There are two demons that haunt me at Carleton, and their names are Procrastination and Bullshit. Procrastination is what torments me when I go to bed at 4 in the morning realizing that if I hadn’t spent all that time texting and looking at gifs on tumblr, I’d have gotten my reading done on time – after all, what’s the use of doing the reading if you’re too tired to say anything about it in class? Bullshit is Procrastination’s uglier cousin, who tempts me into skipping the reading completely and talking in class anyway, into thinking that my well-rested brain is a substitute for a few dozen pages of Tennessee Williams or David Bordwell.
Every so often, blissfully, I’m free of those demons.
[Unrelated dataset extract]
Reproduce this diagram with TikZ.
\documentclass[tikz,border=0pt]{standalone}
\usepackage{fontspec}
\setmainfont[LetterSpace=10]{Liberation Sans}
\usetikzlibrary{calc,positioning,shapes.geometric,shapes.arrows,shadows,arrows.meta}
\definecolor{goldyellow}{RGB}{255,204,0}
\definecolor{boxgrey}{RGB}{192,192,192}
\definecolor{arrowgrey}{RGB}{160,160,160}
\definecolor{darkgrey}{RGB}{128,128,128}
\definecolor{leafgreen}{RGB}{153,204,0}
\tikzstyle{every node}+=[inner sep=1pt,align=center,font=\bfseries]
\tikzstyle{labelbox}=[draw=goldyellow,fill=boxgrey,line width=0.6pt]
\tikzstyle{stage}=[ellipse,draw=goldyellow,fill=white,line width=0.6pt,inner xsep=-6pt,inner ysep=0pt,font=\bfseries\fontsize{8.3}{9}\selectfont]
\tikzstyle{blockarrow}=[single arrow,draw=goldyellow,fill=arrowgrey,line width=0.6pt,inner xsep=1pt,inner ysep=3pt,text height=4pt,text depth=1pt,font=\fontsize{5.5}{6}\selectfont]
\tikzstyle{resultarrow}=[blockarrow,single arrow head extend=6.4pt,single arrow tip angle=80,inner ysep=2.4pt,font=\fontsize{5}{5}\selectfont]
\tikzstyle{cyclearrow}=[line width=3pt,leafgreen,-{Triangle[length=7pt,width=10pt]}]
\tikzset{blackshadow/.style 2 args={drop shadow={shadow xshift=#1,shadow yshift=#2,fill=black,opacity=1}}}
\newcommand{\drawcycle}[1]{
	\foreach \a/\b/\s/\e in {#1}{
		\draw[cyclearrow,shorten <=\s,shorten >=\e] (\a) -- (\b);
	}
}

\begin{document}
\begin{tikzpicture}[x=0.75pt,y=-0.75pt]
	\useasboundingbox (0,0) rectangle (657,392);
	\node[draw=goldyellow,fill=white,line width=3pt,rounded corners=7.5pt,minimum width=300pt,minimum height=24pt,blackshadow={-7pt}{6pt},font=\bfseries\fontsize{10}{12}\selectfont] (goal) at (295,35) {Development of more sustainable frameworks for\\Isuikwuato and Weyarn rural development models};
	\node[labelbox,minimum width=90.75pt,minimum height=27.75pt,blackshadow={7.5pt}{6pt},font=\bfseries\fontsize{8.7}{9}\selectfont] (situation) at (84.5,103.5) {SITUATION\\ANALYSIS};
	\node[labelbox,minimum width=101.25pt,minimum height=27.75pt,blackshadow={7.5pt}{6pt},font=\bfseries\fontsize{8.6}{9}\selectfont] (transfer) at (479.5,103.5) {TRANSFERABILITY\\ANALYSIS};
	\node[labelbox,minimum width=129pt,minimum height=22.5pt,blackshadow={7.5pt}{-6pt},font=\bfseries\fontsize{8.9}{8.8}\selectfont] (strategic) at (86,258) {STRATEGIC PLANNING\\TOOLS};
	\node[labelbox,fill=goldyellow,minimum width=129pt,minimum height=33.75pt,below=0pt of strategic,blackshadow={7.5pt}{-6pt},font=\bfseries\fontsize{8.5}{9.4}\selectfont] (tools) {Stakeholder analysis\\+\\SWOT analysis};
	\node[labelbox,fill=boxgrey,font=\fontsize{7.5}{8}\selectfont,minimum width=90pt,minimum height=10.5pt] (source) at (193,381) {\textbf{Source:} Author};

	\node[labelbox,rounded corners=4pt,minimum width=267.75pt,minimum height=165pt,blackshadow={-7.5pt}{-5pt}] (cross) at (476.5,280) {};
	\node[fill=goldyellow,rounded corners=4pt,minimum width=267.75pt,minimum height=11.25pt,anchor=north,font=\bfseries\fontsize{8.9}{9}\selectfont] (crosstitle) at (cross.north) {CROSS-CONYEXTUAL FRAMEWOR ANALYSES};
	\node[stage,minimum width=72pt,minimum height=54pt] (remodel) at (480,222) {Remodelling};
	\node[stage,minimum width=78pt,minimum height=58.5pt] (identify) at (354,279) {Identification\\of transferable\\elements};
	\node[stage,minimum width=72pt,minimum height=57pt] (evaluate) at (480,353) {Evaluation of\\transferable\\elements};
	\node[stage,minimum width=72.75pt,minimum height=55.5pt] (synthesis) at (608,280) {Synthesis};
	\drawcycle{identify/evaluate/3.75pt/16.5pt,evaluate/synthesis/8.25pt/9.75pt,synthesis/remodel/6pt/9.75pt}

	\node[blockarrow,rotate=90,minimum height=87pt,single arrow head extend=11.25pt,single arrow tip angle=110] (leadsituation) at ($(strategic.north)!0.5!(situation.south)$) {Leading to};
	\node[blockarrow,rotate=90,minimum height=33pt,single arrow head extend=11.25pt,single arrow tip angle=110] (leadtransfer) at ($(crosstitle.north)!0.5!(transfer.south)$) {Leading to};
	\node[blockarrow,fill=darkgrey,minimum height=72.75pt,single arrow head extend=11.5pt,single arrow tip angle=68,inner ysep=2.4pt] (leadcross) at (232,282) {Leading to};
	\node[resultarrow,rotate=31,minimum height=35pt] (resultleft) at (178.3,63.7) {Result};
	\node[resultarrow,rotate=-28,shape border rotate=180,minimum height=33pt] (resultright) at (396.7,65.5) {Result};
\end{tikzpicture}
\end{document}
I both 1) do the reading and 2) contribute insightful analysis in class. In fact, this happens pretty often – but the times when I screw up, when I’m not productive enough, weigh heavy enough on my mind that it keeps me in a permanent state of Catholic guilt. I’m forever coming up with new ways to maximize productivity, to harden my mind against the temptations of the flesh – you know, like cookies, pop music, bike rides and human contact. And I’m always too fallible to keep myself away, and then I feel even guiltier. I idolize the people around me who are capable of shutting themselves up in a carrel on second libe even when they don’t have that much to do. The discipline, I think. It’s astounding. I look at them the way that other people look at sports stars, and I draw all sorts of tenuous connections between maximizing productivity and athletic prowess. I long for a mystical experience that will make me like them – productive, insightful, and well-adjusted. I more or less equate the Dean’s List with the Pure Land, and I hope that if I practice asceticism and I pray enough – namu amida butsu, namu amida butsu – I’ll end up reincarnated there someday, and I’ll pluck A papers from my sleeves as if from the branches of a fertile tree.
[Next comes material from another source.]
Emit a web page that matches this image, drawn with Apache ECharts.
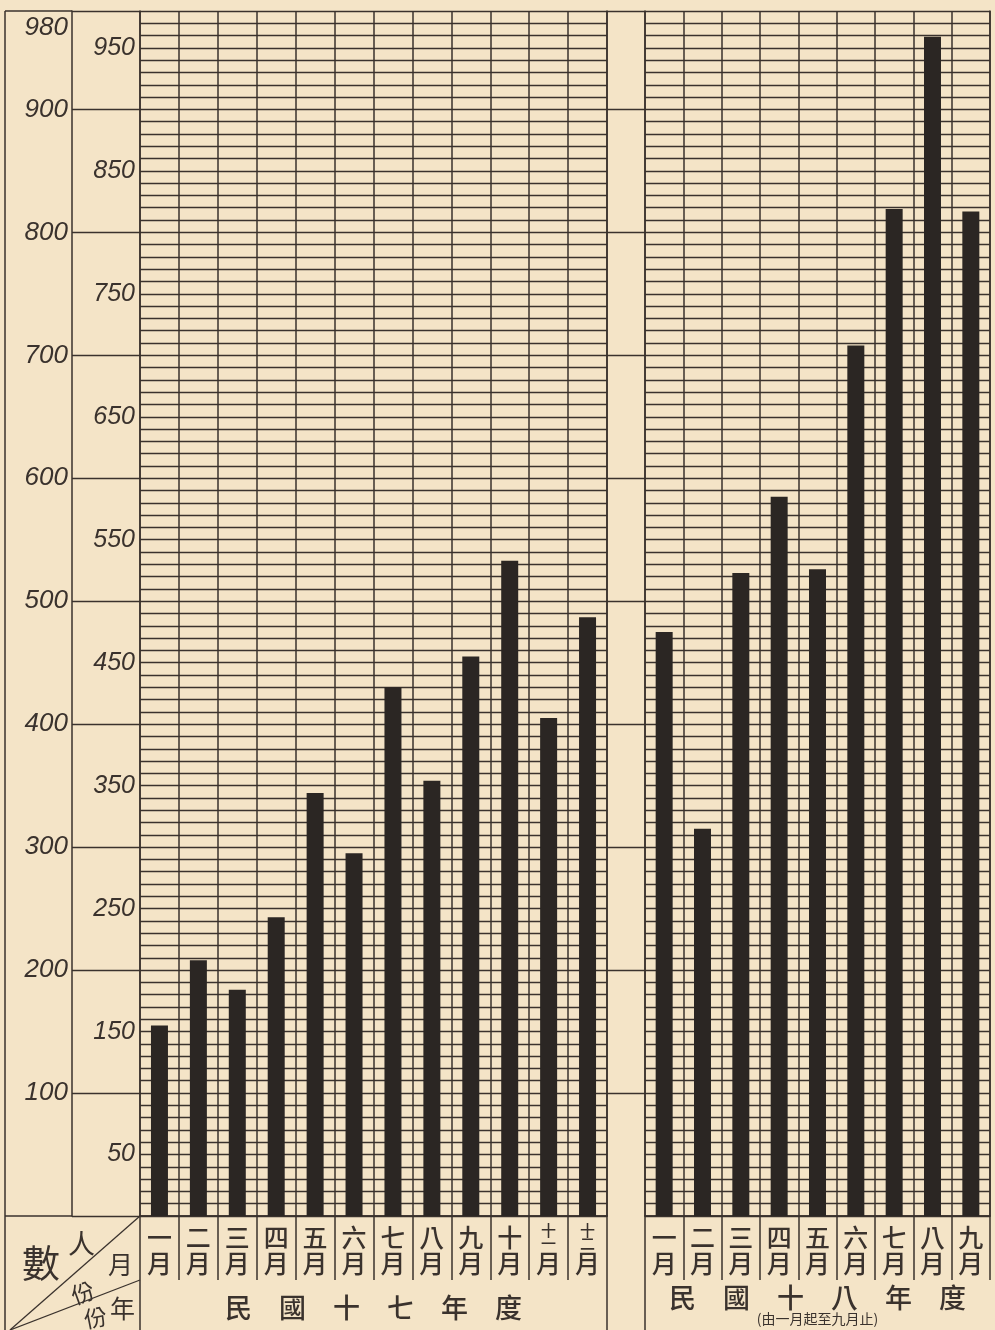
<!DOCTYPE html>
<html>
<head>
<meta charset="utf-8">
<script src="https://cdn.jsdelivr.net/npm/echarts@6/dist/echarts.min.js"></script>
<style>
  html, body { margin: 0; padding: 0; background: #f3e2c4; }
  #chart { width: 995px; height: 1330px; }
</style>
</head>
<body>
<div id="chart"></div>
<script>
// categories
let monthsY17 = ['一月', '二月', '三月', '四月', '五月', '六月', '七月', '八月', '九月', '十月', '十一月', '十二月'];
let monthsY18 = ['一月', '二月', '三月', '四月', '五月', '六月', '七月', '八月', '九月'];
// values (persons per month)
let valuesY17 = [155, 208, 184, 243, 344, 295, 430, 354, 455, 533, 405, 487];
let valuesY18 = [475, 315, 523, 585, 526, 708, 819, 959, 817];
// tick labels
let outerLabels = [100, 200, 300, 400, 500, 600, 700, 800, 900, 980];
let innerLabels = [50, 150, 250, 350, 450, 550, 650, 750, 850, 950];

let yearY17 = '民　國　十　七　年　度';
let yearY18 = '民　國　十　八　年　度';
let noteY18 = '(由一月起至九月止)';

// =====================================================================================================================
let ink = '#3a322d';
let barInk = '#2b2623';
let cjk = '"Noto Sans CJK TC", "Noto Sans CJK SC", sans-serif';
let digits = '"Liberation Sans", "DejaVu Sans", sans-serif';

let gridTop = 11;
let gridBottom = 1330 - 1216;
let maxVal = 980;

function monthLabel(v) {
  'use strict';
  if (v.length === 3) {
    return '{s|' + v[0] + '}\n{s|' + v[1] + '}\n{m|' + v[2] + '}';
  }
  return '{m|' + v[0] + '}\n{m|' + v[1] + '}';
}

let monthRich = {
  m: { fontSize: 25, lineHeight: 26, fontFamily: cjk, fontWeight: 500, color: ink },
  s: { fontSize: 15, lineHeight: 13, fontFamily: cjk, fontWeight: 500, color: ink }
};

let gridLine = { color: ink, width: 1.3 };

function panelX(gridIndex, data) {
  'use strict';
  return {
    type: 'category',
    gridIndex: gridIndex,
    position: 'bottom',
    data: data,
    boundaryGap: true,
    axisLine: { show: true, lineStyle: { color: ink, width: 1.5 } },
    axisTick: { show: true, interval: 0, length: 64, lineStyle: { color: ink, width: 1.5 } },
    splitLine: { show: true, interval: 0, lineStyle: { color: ink, width: 1.5 } },
    axisLabel: { interval: 0, margin: 8, formatter: monthLabel, rich: monthRich }
  };
}

function yearX(gridIndex, data, name, gap) {
  'use strict';
  return {
    type: 'category',
    gridIndex: gridIndex,
    position: 'bottom',
    data: data,
    offset: 64,
    axisLine: { show: true, lineStyle: { color: ink, width: 1.5 } },
    axisTick: { show: false },
    axisLabel: { show: false },
    name: name,
    nameLocation: 'middle',
    nameGap: gap,
    nameTextStyle: {
      verticalAlign: 'middle',
      rich: {
        a: { fontSize: 27, fontFamily: cjk, fontWeight: 500, color: ink, lineHeight: 28 },
        b: { fontSize: 14, fontFamily: cjk, color: ink, lineHeight: 15 }
      }
    }
  };
}

function paperY(gridIndex) {
  'use strict';
  return {
    type: 'value',
    gridIndex: gridIndex,
    min: 0,
    max: maxVal,
    interval: 10,
    axisLine: { show: true, lineStyle: { color: ink, width: 1.5 } },
    axisTick: { show: false },
    axisLabel: { show: false },
    splitLine: { show: true, lineStyle: gridLine }
  };
}

let hiddenX = function (gridIndex) {
  'use strict';
  return { type: 'value', gridIndex: gridIndex, show: false, min: 0, max: 1 };
};

function makeGrid(left, width) {
  'use strict';
  return { left: left, width: width, top: gridTop, bottom: gridBottom, containLabel: false, outerBoundsMode: 'none' };
}

let dom = document.getElementById('chart');
let chart = echarts.init(dom, null, { renderer: 'canvas' });
let option = {
  backgroundColor: '#f4e4c7',
  animation: false,
  grid: [
    makeGrid(140, 467),   // 民國十七年
    makeGrid(645, 345),   // 民國十八年
    makeGrid(72, 68),     // axis strip
    makeGrid(607, 38)     // gap
  ],
  xAxis: [
    panelX(0, monthsY17),
    panelX(1, monthsY18),
    yearX(0, monthsY17, '{a|' + yearY17 + '}', 28),
    yearX(1, monthsY18, '{a|' + yearY18 + '}\n{b|' + noteY18 + '}', 25),
    hiddenX(2),
    hiddenX(3)
  ],
  yAxis: [
    paperY(0),
    paperY(1),
    // outer scale 100 .. 980
    {
      type: 'value', gridIndex: 2, min: 0, max: maxVal, interval: 100, position: 'left',
      axisLine: { show: true, lineStyle: { color: ink, width: 1.5 } },
      axisTick: { show: false },
      splitLine: { show: true, lineStyle: gridLine },
      axisLabel: {
        margin: 4,
        fontSize: 26,
        fontStyle: 'italic',
        fontFamily: digits,
        color: ink,
        lineHeight: 34,
        formatter: function (v) {
          if (outerLabels.indexOf(v) < 0) {
            return '';
          }
          // the top label sits just under the frame
          return v === maxVal ? '\n' + v : String(v);
        }
      }
    },
    // inner scale 50 .. 950
    {
      type: 'value', gridIndex: 2, min: 0, max: maxVal, interval: 50, position: 'right',
      axisLine: { show: false },
      axisTick: { show: false },
      splitLine: { show: false },
      axisLabel: {
        inside: true,
        margin: 5,
        fontSize: 25,
        fontStyle: 'italic',
        fontFamily: digits,
        color: ink,
        formatter: function (v) {
          return innerLabels.indexOf(v) < 0 ? '' : String(v);
        }
      }
    },
    // gap between the two years
    {
      type: 'value', gridIndex: 3, min: 0, max: maxVal, interval: 100,
      axisLine: { show: false }, axisTick: { show: false }, axisLabel: { show: false },
      splitLine: { show: true, showMinLine: false, lineStyle: gridLine }
    },
    // right borders
    {
      type: 'value', gridIndex: 0, min: 0, max: maxVal, position: 'right',
      axisLine: { show: true, lineStyle: { color: ink, width: 1.5 } },
      axisTick: { show: false }, axisLabel: { show: false }, splitLine: { show: false }
    },
    {
      type: 'value', gridIndex: 1, min: 0, max: maxVal, position: 'right',
      axisLine: { show: true, lineStyle: { color: ink, width: 1.5 } },
      axisTick: { show: false }, axisLabel: { show: false }, splitLine: { show: false }
    }
  ],
  series: [
    {
      name: '民國十七年度',
      type: 'bar',
      xAxisIndex: 0,
      yAxisIndex: 0,
      barWidth: 17,
      data: valuesY17,
      itemStyle: { color: barInk }
    },
    {
      name: '民國十八年度',
      type: 'bar',
      xAxisIndex: 1,
      yAxisIndex: 1,
      barWidth: 17,
      data: valuesY18,
      itemStyle: { color: barInk }
    }
  ],
  graphic: [
    // outer frame and header cell
    { type: 'line', shape: { x1: 5, y1: gridTop, x2: 5, y2: 1330 }, style: { stroke: ink, lineWidth: 1.5 } },
    { type: 'line', shape: { x1: 5, y1: gridTop, x2: 72, y2: gridTop }, style: { stroke: ink, lineWidth: 1.5 } },
    { type: 'line', shape: { x1: 5, y1: 1216, x2: 72, y2: 1216 }, style: { stroke: ink, lineWidth: 1.5 } },
    { type: 'line', shape: { x1: 140, y1: 1280, x2: 140, y2: 1330 }, style: { stroke: ink, lineWidth: 1.5 } },
    { type: 'line', shape: { x1: 607, y1: 1280, x2: 607, y2: 1330 }, style: { stroke: ink, lineWidth: 1.5 } },
    { type: 'line', shape: { x1: 645, y1: 1280, x2: 645, y2: 1330 }, style: { stroke: ink, lineWidth: 1.5 } },
    { type: 'line', shape: { x1: 10, y1: 1330, x2: 140, y2: 1216 }, style: { stroke: ink, lineWidth: 1.3 } },
    { type: 'line', shape: { x1: 10, y1: 1330, x2: 140, y2: 1280 }, style: { stroke: ink, lineWidth: 1.3 } },
    { type: 'text', left: 22, top: 1244, style: { text: '數', fontSize: 38, fontFamily: cjk, fill: ink } },
    { type: 'text', left: 68, top: 1230, style: { text: '人', fontSize: 27, fontFamily: cjk, fill: ink } },
    { type: 'text', left: 108, top: 1252, style: { text: '月', fontSize: 25, fontFamily: cjk, fill: ink } },
    { type: 'text', left: 68, top: 1278, rotation: 0.35, style: { text: '份', fontSize: 23, fontFamily: cjk, fill: ink } },
    { type: 'text', left: 82, top: 1304, rotation: 0.2, style: { text: '份', fontSize: 23, fontFamily: cjk, fill: ink } },
    { type: 'text', left: 110, top: 1296, style: { text: '年', fontSize: 25, fontFamily: cjk, fill: ink } }
  ]
};

option && chart.setOption(option);
</script>
</body>
</html>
And all of this is completely ridiculous. My deeply personalized, deeply internalized obsession with productivity might be dressed up with as many allusions to eastern religions, sports, self-reflection or creativity as I want, but as long as I think about it as “productivity,” as long as my fixation on my work comes from my focus on doing enough of it, or doing it right, I won’t be Siddhartha, Michael Jordan, Michel de Montaigne or Pablo Picasso. I’ll be a Dilbert character.
To be honest, I’m not sure how we can take ourselves seriously when we talk about “productivity.” Productivity, to me, is a concept that has crawled out of the 1980s corporate netherworld – presumably the kind of thing that we’re trying to escape by getting a liberal arts education rather than going to an engineering school or a management school. It has no place intruding into individual consciousness – it should, in my opinion, restrict itself to the kind of lifeless passive sentences that sweaty division heads use when they’re giving presentations to shareholders – “we’re pleased to announce that workplace productivity here at the acquisitions relations department has been increased by 4.7% in the last quarter.” The term “productive,” and all its derivatives, sound like the worst kind of Newspeak – absolutely soulless words that are imposed specifically to oversimplify and flatten a complex phenomenon. It’s an absolutely nonsensical, third-rate term.
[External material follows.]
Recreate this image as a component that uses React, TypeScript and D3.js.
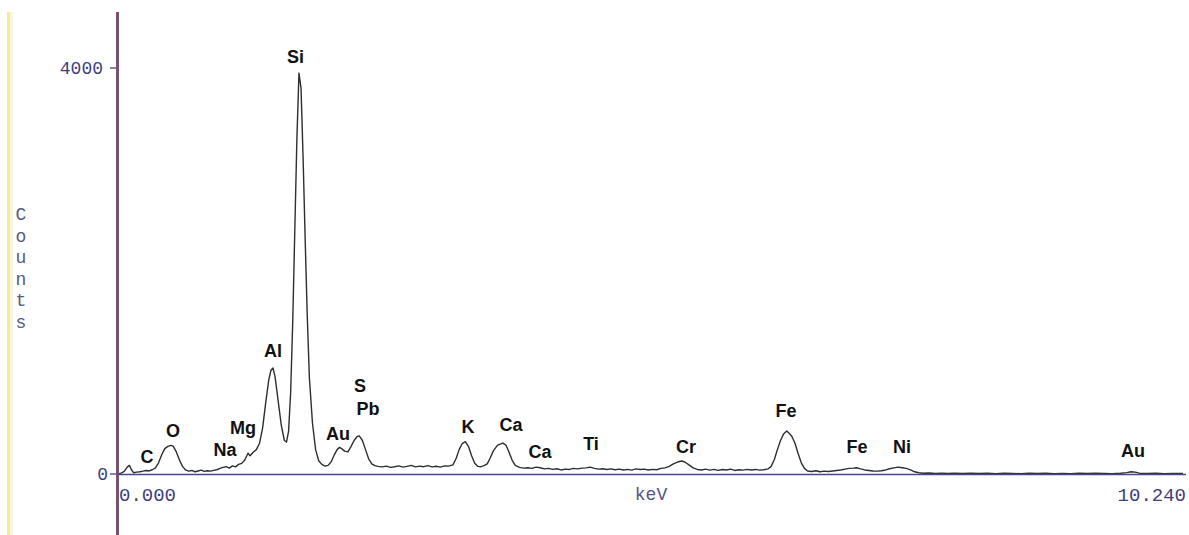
import React from "react";
import * as d3 from "d3";

const W = 1189;
const H = 535;

// energy (keV), counts
const spectrum: [number, number][] = [
  [0.0, 0], [0.03, 8], [0.06, 25], [0.09, 70], [0.11, 85], [0.13, 40], [0.15, 12], [0.18, 18],
  [0.21, 22], [0.24, 28], [0.27, 35], [0.3, 30], [0.33, 42], [0.36, 60], [0.39, 110], [0.42, 190],
  [0.45, 250], [0.48, 272], [0.51, 282], [0.53, 275], [0.56, 220], [0.59, 140], [0.62, 75], [0.65, 40],
  [0.68, 28], [0.71, 35], [0.74, 22], [0.77, 30], [0.8, 38], [0.83, 26], [0.86, 32], [0.89, 28],
  [0.92, 36], [0.95, 42], [0.98, 55], [1.01, 65], [1.04, 72], [1.07, 58], [1.1, 80], [1.13, 70],
  [1.16, 95], [1.19, 105], [1.22, 140], [1.25, 205], [1.27, 180], [1.3, 215], [1.33, 240], [1.36, 300],
  [1.39, 450], [1.42, 700], [1.45, 930], [1.47, 1020], [1.49, 1045], [1.51, 960], [1.54, 720], [1.57, 480],
  [1.6, 330], [1.62, 315], [1.64, 420], [1.66, 800], [1.68, 1500], [1.7, 2400], [1.72, 3300], [1.74, 3950],
  [1.76, 3800], [1.78, 3100], [1.8, 2300], [1.82, 1550], [1.84, 950], [1.87, 500], [1.9, 240], [1.93, 130],
  [1.96, 95], [1.99, 78], [2.02, 85], [2.05, 120], [2.08, 190], [2.11, 245], [2.13, 262], [2.15, 250],
  [2.18, 225], [2.21, 218], [2.24, 270], [2.27, 330], [2.3, 370], [2.32, 375], [2.35, 330], [2.38, 240],
  [2.41, 150], [2.44, 100], [2.47, 82], [2.5, 75], [2.54, 70], [2.58, 78], [2.62, 65], [2.66, 72],
  [2.7, 80], [2.74, 68], [2.78, 75], [2.82, 85], [2.86, 70], [2.9, 78], [2.94, 72], [2.98, 82],
  [3.02, 70], [3.06, 76], [3.1, 68], [3.14, 80], [3.18, 78], [3.22, 90], [3.25, 150], [3.28, 240],
  [3.31, 300], [3.34, 318], [3.37, 270], [3.4, 180], [3.43, 105], [3.46, 75], [3.49, 72], [3.52, 82],
  [3.55, 100], [3.58, 160], [3.61, 230], [3.65, 285], [3.7, 305], [3.73, 285], [3.76, 215], [3.79, 135],
  [3.82, 85], [3.86, 65], [3.9, 58], [3.94, 62], [3.98, 55], [4.02, 68], [4.06, 62], [4.1, 50],
  [4.14, 55], [4.18, 45], [4.22, 52], [4.26, 40], [4.3, 48], [4.34, 45], [4.38, 55], [4.42, 50],
  [4.46, 58], [4.5, 60], [4.54, 68], [4.58, 55], [4.62, 48], [4.66, 52], [4.7, 44], [4.74, 50],
  [4.78, 42], [4.82, 48], [4.86, 40], [4.9, 46], [4.94, 38], [4.98, 50], [5.02, 44], [5.06, 48],
  [5.1, 40], [5.14, 46], [5.18, 42], [5.22, 55], [5.26, 60], [5.3, 75], [5.34, 100], [5.38, 118],
  [5.42, 128], [5.45, 118], [5.49, 90], [5.53, 60], [5.57, 45], [5.61, 40], [5.65, 48], [5.69, 38],
  [5.73, 45], [5.77, 36], [5.81, 44], [5.85, 40], [5.89, 48], [5.93, 35], [5.97, 42], [6.01, 38],
  [6.05, 46], [6.09, 40], [6.13, 45], [6.17, 38], [6.21, 42], [6.25, 50], [6.28, 75], [6.31, 140],
  [6.34, 240], [6.37, 330], [6.4, 395], [6.43, 424], [6.45, 405], [6.48, 370], [6.51, 300], [6.54, 200],
  [6.57, 110], [6.6, 55], [6.63, 30], [6.67, 25], [6.71, 32], [6.75, 22], [6.79, 28], [6.83, 24],
  [6.87, 30], [6.91, 35], [6.95, 40], [6.99, 48], [7.03, 55], [7.07, 58], [7.1, 62], [7.14, 50],
  [7.18, 40], [7.22, 35], [7.26, 30], [7.3, 28], [7.34, 32], [7.38, 40], [7.42, 52], [7.46, 60],
  [7.5, 68], [7.54, 62], [7.58, 55], [7.62, 40], [7.66, 22], [7.7, 12], [7.74, 8], [7.8, 10],
  [7.86, 6], [7.92, 9], [7.98, 5], [8.04, 8], [8.12, 6], [8.2, 9], [8.28, 5], [8.36, 7],
  [8.44, 4], [8.52, 8], [8.6, 6], [8.68, 3], [8.76, 7], [8.84, 5], [8.92, 8], [9.0, 4],
  [9.08, 6], [9.16, 3], [9.24, 7], [9.32, 5], [9.4, 8], [9.48, 6], [9.56, 4], [9.64, 8],
  [9.7, 14], [9.74, 22], [9.78, 18], [9.82, 8], [9.9, 5], [9.98, 7], [10.06, 4], [10.14, 6], [10.24, 5],
];

// element labels: text, energy (keV) of label centre, counts level of label baseline
const labelNames = ["C", "O", "Na", "Mg", "Al", "Si", "Au", "S", "Pb", "K", "Ca", "Ca", "Ti", "Cr", "Fe", "Fe", "Ni", "Au"];
const labelKeV = [0.279, 0.529, 1.029, 1.202, 1.49, 1.707, 2.115, 2.327, 2.404, 3.365, 3.779, 4.058, 4.548, 5.462, 6.423, 7.106, 7.538, 9.76];
const labelCounts = [108, 365, 177, 394, 1153, 4049, 335, 808, 581, 404, 424, 158, 236, 207, 562, 207, 207, 167];

const yTicks = [0, 4000];
const xDomain: [number, number] = [0, 10.24];
const xTickLabels = ["0.000", "keV", "10.240"];
const yTitle = "Counts";

export default function App() {
  const x = d3.scaleLinear().domain(xDomain).range([118, 1183]);
  const y = d3.scaleLinear().domain([0, 4000]).range([474, 68]);
  const line = d3
    .line<[number, number]>()
    .x((d) => x(d[0]))
    .y((d) => y(d[1]))
    .curve(d3.curveLinear);

  const axisColor = "#3e3e80";
  const mono = "'Liberation Mono', 'DejaVu Sans Mono', monospace";

  return (
    <svg
      width={W}
      height={H}
      viewBox={`0 0 ${W} ${H}`}
      style={{ position: "absolute", left: 0, top: 0, background: "#ffffff" }}
    >
      <rect x={0} y={0} width={W} height={H} fill="#ffffff" />
      {/* yellow strip at left */}
      <rect x={7} y={12} width={3} height={H - 12} fill="#f2eb9a" />
      <rect x={10} y={12} width={3} height={H - 12} fill="#faf7d8" />

      {/* y-axis title, stacked letters */}
      {yTitle.split("").map((ch, i) => (
        <text
          key={i}
          x={21}
          y={220 + i * 21.6}
          textAnchor="middle"
          fontFamily={mono}
          fontSize={18}
          fill="#5a5a80"
        >
          {ch}
        </text>
      ))}

      {/* y ticks */}
      {yTicks.map((t) => (
        <g key={t}>
          <line x1={110} x2={117} y1={y(t)} y2={y(t)} stroke={axisColor} strokeWidth={1.3} />
          <text
            x={t === 0 ? 108 : 103}
            y={y(t) + 6}
            textAnchor="end"
            fontFamily={mono}
            fontSize={18}
            fill={axisColor}
          >
            {t}
          </text>
        </g>
      ))}

      {/* x-axis labels */}
      <text x={x(xDomain[0]) + 1} y={501} fontFamily={mono} fontSize={19} fill={axisColor}>
        {xTickLabels[0]}
      </text>
      <text x={651} y={500} textAnchor="middle" fontFamily={mono} fontSize={18} fill="#55558a">
        {xTickLabels[1]}
      </text>
      <text x={1186} y={501} textAnchor="end" fontFamily={mono} fontSize={19} fill={axisColor}>
        {xTickLabels[2]}
      </text>

      {/* spectrum */}
      <path d={line(spectrum) || ""} fill="none" stroke="#2e2e2e" strokeWidth={1.4} strokeLinejoin="round" />

      {/* x axis line */}
      <line x1={x(0)} x2={1186} y1={y(0) + 0.5} y2={y(0) + 0.5} stroke="#45459a" strokeWidth={1.6} />

      {/* y axis line */}
      <line x1={117.5} x2={117.5} y1={12} y2={H} stroke="#8a5a60" strokeWidth={3} />
      <line x1={117.5} x2={117.5} y1={12} y2={H} stroke="#5a50a0" strokeWidth={1.5} />

      {/* element labels */}
      {labelNames.map((n, i) => (
        <text
          key={i}
          x={x(labelKeV[i])}
          y={y(labelCounts[i])}
          textAnchor="middle"
          fontFamily="'Liberation Sans', Arial, sans-serif"
          fontWeight="bold"
          fontSize={18}
          fill="#111111"
        >
          {n}
        </text>
      ))}
    </svg>
  );
}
What really worries me, then, is the way we use it. When I say “I’m not being very productive,” what I’m literally saying is “I am not producing very much” – which is such an abstracted, unwieldy sentence that I’d be shocked if I ever heard an undergrad say it in earnest. So what am I doing talking about my personal “productivity?”
I can think of two explanations. One of them is that it’s a nice, euphemistic way of glossing over a more forceful, accurate observation, like “I’m being lazy,” or “I’m not working very hard.” I hear people say those all the time, though, so they can’t be a mutually exclusive. This leaves the second explanation: that we’ve internalized, probably from the blinkered, factory-farm high schools that sent many of us to Carleton, an idea that keeping our heads down and getting work done is model behavior, more important than thinking about what we’re learning and certainly more important than deriving satisfaction from it. This idea has become so ingrained in our psyches that we’ve started to bend pre-existing concepts to suit it – creativity, introspection, and even, apparently, religious experiences. Productivity is the soup that we swim in.
So here I am. I think we’re all in a position to do one of two things: become apostates and avoid thinking about productivity altogether, or announce the formation of a religious group about productivity on campus – we can hire a priest and start offering classes on the correct interpretations of concepts like “flow” and “the 10,000 hour principle.” How does that sound to everyone? Doubleplusgood?